Israel's personal import tax exemption has been raised to $150. While the government targets lower prices, local retailers warn of a massive threat to 15,000 small businesses.


11:20 ,23.02.2026 From: PORT2PORT

The Israeli government approved on Sunday Finance Minister Bezalel Smotrich's order to raise the personal import tax exemption threshold to $150, an initiative introduced two months ago. Ministers Nir Barkat and Avi Dichter voted against the VAT exemption increase, while MK Amichai Chikli abstained.

 

The government vote precedes a scheduled Knesset session today regarding a proposal by MK Eli Dallal (Likud) to cancel the order. Finance Committee Chairman MK Hanoch Milwidsky (Likud), who also opposes the move, stated on Thursday that "Smotrich is afraid of a plenum vote because he knows he lacks a majority." Reports indicate that Finance Minister Bezalel Smotrich appealed to Prime Minister Benjamin Netanyahu to pass the measure as a government decision to bypass the plenum.

 

Following the government's approval of the order, coalition discipline is expected to apply during today's vote.
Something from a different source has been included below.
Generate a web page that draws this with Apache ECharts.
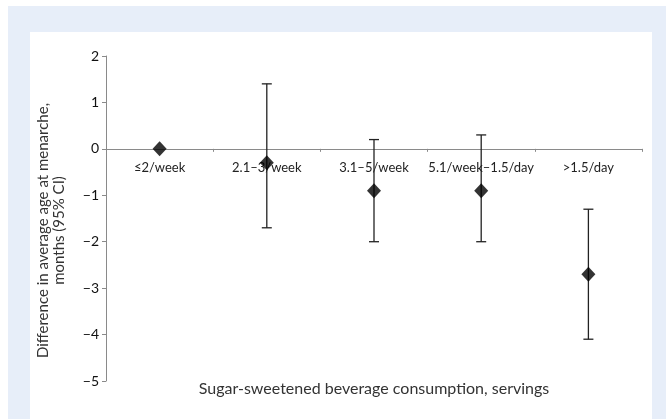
<!DOCTYPE html>
<html>
<head>
<meta charset="utf-8">
<script src="https://cdn.jsdelivr.net/npm/echarts@6/dist/echarts.min.js"></script>
<style>
  html, body { margin: 0; padding: 0; background: #fff; }
  #frame { position: absolute; left: 8px; top: 6px; width: 658px; height: 413px; background: #e7eef9; }
  #panel { position: absolute; left: 30px; top: 32px; width: 622px; height: 387px; background: #fff; }
  #chart { position: absolute; left: 0; top: 0; width: 666px; height: 419px; }
</style>
</head>
<body>
<div id="frame"></div>
<div id="panel"></div>
<div id="chart"></div>
<script>
const categories = ["≤2/week", "2.1–3/week", "3.1–5/week", "5.1/week–1.5/day", ">1.5/day"];
const estimates = [0, -0.3, -0.9, -0.9, -2.7];
const ciLow = [null, -1.7, -2.0, -2.0, -4.1];
const ciHigh = [null, 1.4, 0.2, 0.3, -1.3];

const font = "Lato, 'Open Sans', sans-serif";
const chart = echarts.init(document.getElementById("chart"), null, { renderer: "canvas" });

const errorData = categories
  .map((c, i) => [i, ciLow[i], ciHigh[i]])
  .filter(d => d[1] !== null);

const gridTop = 56, gridBottom = 38, yMin = -5, yMax = 2;
// move the category axis (line, ticks, labels) up to the zero line
const zeroOffset = (419 - gridTop - gridBottom) * (0 - yMin) / (yMax - yMin);

chart.setOption({
  animation: false,
  backgroundColor: "transparent",
  grid: { left: 106, right: 24, top: gridTop, bottom: gridBottom, containLabel: false, outerBoundsMode: "none" },
  xAxis: {
    type: "category",
    data: categories,
    boundaryGap: true,
    position: "bottom",
    offset: -zeroOffset,
    axisLine: { onZero: false, lineStyle: { color: "#8a8a8a", width: 1 } },
    axisTick: { show: true, length: 3, lineStyle: { color: "#8a8a8a" } },
    axisLabel: { color: "#222", fontFamily: font, fontSize: 13, margin: 12, interval: 0 },
    name: "Sugar-sweetened beverage consumption, servings",
    nameLocation: "middle",
    nameGap: 232,
    nameTextStyle: { color: "#333", fontFamily: font, fontSize: 16 },
    splitLine: { show: false }
  },
  yAxis: {
    type: "value",
    min: yMin,
    max: yMax,
    interval: 1,
    axisLine: { show: true, lineStyle: { color: "#8a8a8a", width: 1 } },
    axisTick: { show: true, length: 4, lineStyle: { color: "#8a8a8a" } },
    axisLabel: { color: "#111", fontFamily: font, fontSize: 14, margin: 7, formatter: v => String(v).replace("-", "−") },
    splitLine: { show: false },
    name: "Difference in average age at menarche,\nmonths (95% CI)",
    nameLocation: "middle",
    nameGap: 39,
    nameRotate: 90,
    nameTextStyle: { color: "#333", fontFamily: font, fontSize: 15, lineHeight: 16, padding: [0, 24, 0, 0] }
  },
  series: [
    {
      type: "custom",
      data: errorData,
      z: 1,
      renderItem: (params, api) => {
        const lo = api.coord([api.value(0), api.value(1)]);
        const hi = api.coord([api.value(0), api.value(2)]);
        const cap = 5;
        const style = { stroke: "#222", lineWidth: 1.3 };
        return {
          type: "group",
          children: [
            { type: "line", shape: { x1: lo[0], y1: lo[1], x2: hi[0], y2: hi[1] }, style },
            { type: "line", shape: { x1: lo[0] - cap, y1: lo[1], x2: lo[0] + cap, y2: lo[1] }, style },
            { type: "line", shape: { x1: hi[0] - cap, y1: hi[1], x2: hi[0] + cap, y2: hi[1] }, style }
          ]
        };
      }
    },
    {
      type: "scatter",
      data: estimates,
      symbol: "diamond",
      symbolSize: [14, 15],
      itemStyle: { color: "#000" },
      z: 3
    }
  ]
});
</script>
</body>
</html>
This significantly increases the likelihood that the proposal to cancel the order will fail.

 

Finance Minister Smotrich stated: "The government took another step today proving that living costs can be lower. The approval of the order I signed, which is already in effect, provides backing and strengthens the move. We can already see the impact: more purchases, increased competition, and lower prices. The goal is clear: to turn every citizen into an importer and expand competition in the economy. I thank Prime Minister Benjamin Netanyahu for the partnership. It can be cheap here, and we are proving it."

 

Finance Committee Chairman Milwidsky spoke out against the decision: "I call on my colleagues in the coalition not to support the destruction of small businesses in favor of Chinese platforms in tomorrow's plenum."

 

Shahar Turjeman, President of the Federation of Israeli Chambers of Commerce, also responded to the government's decision, saying: "Finance Minister Bezalel Smotrich is dragging the Israeli government into a disastrous decision that will fatally harm the commerce sector in Israel. Smotrich's order is opposed by Israel's leading economists, senior officials in the Ministry of Finance and the Ministry of Economy, the Governor of the Bank of Israel, and many others."

 

"Now he is trying to drag the Knesset into the same dangerous and irresponsible step, and we will not allow it to happen. We will not stand by while a move is promoted that could lead to the loss of approximately 30,000 jobs and the bankruptcy of more than 15,000 businesses across the country, effectively crushing the commerce sector in Israel. This is a direct blow to the livelihoods of many families, a fatal blow to small and medium-sized businesses, and to the stability of the entire economy. We are confident that Knesset members will show national responsibility in the vote and will not lend their hand to the destruction of the commerce sector in Israel."